As writers of fiction and narrative nonfiction, we are constantly seeking fresh conceptual handholds by which to remember and grasp the time-tested basics of storytelling. Many helpful analogies have been offered. Here is one of my own.
Picture the ocean in side view, a cutaway that reveals successive layers, distinct currents in motion, from the waves traveling at the surface, to the shallow flows that carry small fish along, then down through the middle ranges, each with its own separate conveyor belt of momentum, and finally to the very bottom current, the slowest, known as the submarine river.

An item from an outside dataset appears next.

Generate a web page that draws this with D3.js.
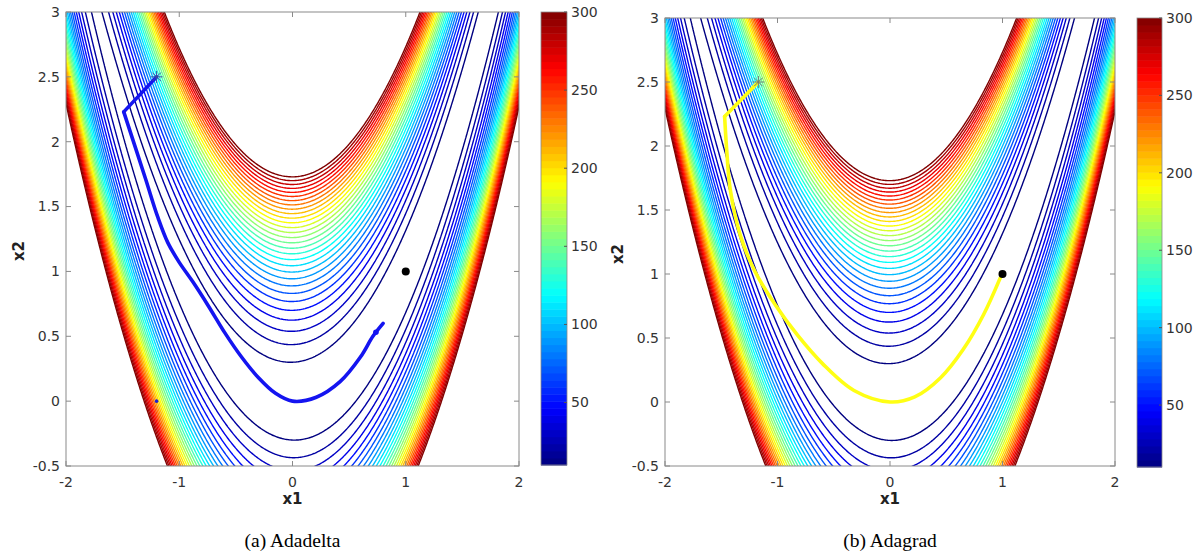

A successful piece of narrative prose, too — especially a rich novel or memoir — operates at multiple, complementary levels, each conferring energy in its own way to the reading experience as a whole:
At the surface, like waves, the language itself must be lively and forward-leaning, every sentence taking the reader for a zesty little ride.

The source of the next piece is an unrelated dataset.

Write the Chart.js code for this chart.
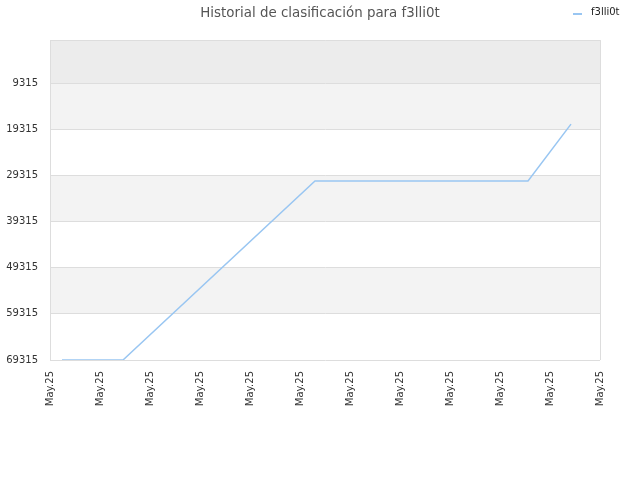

Beneath the surface, the main character(s) must be caught up firmly in time, within each scene, ushered along through some unavoidable challenge.
Below that, the fundamental plot must progress compellingly, and with tight storytelling logic, from scene to scene, possessing what John Gardner called profluence — "a sequence of causally related events."
Then, there are the deeper levels of which the reader may not even be consciously aware: systems of imagery and metaphor that produce their own unfolding story, or a march of ideas that undertakes an ongoing philosophical argument about the nature of existence.
And then there's the submarine river, where the world of the book as such (aside from the fate of any given character) evolves gradually, creating its own species of curiosity and satisfaction.
Of course, I've omitted some important aspects of narrative from the above list. The point, though, is that the writer needs to manage all levels at once, generating maximum appetite in the reader, building in as many different and irresistible reasons as possible to turn the page.